The phrase “the App Engine way” is muttered around our office and wielded in our code reviews. As in, “Yeah, I know it’s counterintuitive, but that’s the App Engine way.”
It boils down to two principles about structuring data:
These aren’t obvious. It won’t be obvious to folks from SQL land that App Engine’s performance is tied so tightly to these ideas. It won’t be obvious that, since
JOINs don’t exist, it’s really easy to write a bunch of code that
1) loads a Monkey entity, 2) looks at Monkey.zoo_id, then 3) queries for the monkey's Zoo…and that that’s bad.
So we use “the App Engine way” to remind ourselves of these fuzzy guidelines and spread ‘em to newcomers.
Denormalize your data — as in your Notification models should have all the data necessary to render themselves. They shouldn’t just point to the thing that triggered a notification. As in whenever you’re sitting around wishing you could just
JOIN Zoo ON Zoo.id = Monkey.zoo_id you should actually be storing all of
Zoo's properties on each and every
Monkey. Got billions of
Monkeys? Who cares, copy the
Zoo data a billion times. “Storage is cheap” and all that.

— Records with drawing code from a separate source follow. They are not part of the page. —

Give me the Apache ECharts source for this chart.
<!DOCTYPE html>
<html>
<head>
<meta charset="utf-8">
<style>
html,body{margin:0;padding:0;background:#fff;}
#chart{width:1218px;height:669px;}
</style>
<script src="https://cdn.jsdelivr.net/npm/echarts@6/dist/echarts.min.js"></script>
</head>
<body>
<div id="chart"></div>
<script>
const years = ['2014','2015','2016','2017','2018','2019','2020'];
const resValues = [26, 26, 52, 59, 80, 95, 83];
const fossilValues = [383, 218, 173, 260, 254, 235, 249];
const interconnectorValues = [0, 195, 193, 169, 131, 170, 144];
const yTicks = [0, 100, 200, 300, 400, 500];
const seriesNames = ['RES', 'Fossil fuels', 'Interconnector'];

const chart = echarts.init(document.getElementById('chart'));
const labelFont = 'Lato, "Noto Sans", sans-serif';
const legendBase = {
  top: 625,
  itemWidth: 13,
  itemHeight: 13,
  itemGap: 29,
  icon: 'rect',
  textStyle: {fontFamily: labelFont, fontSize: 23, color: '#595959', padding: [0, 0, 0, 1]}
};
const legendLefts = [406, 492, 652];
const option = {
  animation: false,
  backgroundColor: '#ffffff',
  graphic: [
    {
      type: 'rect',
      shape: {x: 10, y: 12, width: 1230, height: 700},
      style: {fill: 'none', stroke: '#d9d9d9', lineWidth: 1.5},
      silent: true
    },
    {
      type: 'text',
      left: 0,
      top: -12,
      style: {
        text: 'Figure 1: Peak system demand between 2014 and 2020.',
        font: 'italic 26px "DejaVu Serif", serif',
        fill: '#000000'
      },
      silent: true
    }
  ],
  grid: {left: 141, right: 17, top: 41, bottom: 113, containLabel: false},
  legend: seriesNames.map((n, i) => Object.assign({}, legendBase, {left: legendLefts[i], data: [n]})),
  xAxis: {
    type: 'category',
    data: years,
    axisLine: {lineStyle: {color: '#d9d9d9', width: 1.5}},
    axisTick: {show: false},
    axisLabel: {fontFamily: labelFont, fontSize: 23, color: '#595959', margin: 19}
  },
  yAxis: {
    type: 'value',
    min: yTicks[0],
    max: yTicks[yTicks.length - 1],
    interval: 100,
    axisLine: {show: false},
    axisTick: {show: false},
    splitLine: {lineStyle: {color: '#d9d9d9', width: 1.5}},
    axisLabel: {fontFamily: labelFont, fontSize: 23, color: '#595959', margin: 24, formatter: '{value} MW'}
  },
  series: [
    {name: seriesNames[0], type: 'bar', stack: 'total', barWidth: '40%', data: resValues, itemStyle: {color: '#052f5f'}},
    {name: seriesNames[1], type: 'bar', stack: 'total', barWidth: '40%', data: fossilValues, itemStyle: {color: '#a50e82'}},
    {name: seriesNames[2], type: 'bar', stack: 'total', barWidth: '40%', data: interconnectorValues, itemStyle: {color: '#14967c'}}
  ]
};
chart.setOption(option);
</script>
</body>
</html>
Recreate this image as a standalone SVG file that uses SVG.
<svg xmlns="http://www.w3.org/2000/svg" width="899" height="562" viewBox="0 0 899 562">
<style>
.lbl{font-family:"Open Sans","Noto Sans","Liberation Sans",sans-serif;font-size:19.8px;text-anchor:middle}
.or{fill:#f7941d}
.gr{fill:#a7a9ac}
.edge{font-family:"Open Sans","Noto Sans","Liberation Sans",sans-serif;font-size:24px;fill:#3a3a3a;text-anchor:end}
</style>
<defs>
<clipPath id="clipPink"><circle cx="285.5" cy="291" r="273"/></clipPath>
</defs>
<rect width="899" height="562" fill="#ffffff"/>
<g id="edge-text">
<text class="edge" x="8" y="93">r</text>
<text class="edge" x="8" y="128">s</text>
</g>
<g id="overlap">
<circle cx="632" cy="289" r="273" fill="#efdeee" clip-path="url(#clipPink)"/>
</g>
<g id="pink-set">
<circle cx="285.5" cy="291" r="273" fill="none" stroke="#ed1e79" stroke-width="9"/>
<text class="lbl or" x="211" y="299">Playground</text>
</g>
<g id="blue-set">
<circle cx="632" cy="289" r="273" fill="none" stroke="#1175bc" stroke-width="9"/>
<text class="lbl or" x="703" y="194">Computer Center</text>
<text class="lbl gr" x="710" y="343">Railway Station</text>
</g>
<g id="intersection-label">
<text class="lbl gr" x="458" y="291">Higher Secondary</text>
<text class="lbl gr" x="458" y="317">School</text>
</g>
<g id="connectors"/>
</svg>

Do lots of work on write to make reads fast — as in your
Post models should have their
monkey_count stored as properties on the Post itself. As in they should be updated every time a new
monkey is brought into this wonderful world. As in any time you’re sitting around googling for App Engine’s version of
AVG(), realize you should just be updating these aggregates every time they’re modified. As in whenever you write to a
Zoo entity, kick off a task to update all denormalized copies on your
Monkeys. Who cares if writes are a bit slower? This makes reads blazing fast.
A simple rule of thumb for knowing when you’re done:
If you really care about performance, you should be able to create all of the data queries for an entire web request just from incoming GET/POST data and the currently logged-in user’s properties — no query-to-get-the-data-for-another-query allowed.

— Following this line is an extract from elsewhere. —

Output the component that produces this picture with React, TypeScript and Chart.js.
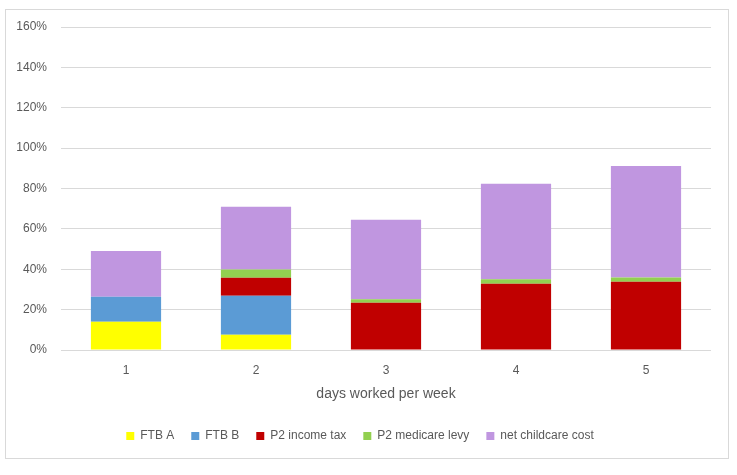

This is the price of entry for access to one big, enormous, whopper of a benefit: you get a datastore with consistent read/write performance no matter how big your data set becomes. Have a query that returns 10 items from a set of 10,000? Relax knowing that after your company blows up in 6 months, you’ll get the exact same speed when pulling 10 items from a set of 10,000,000,000.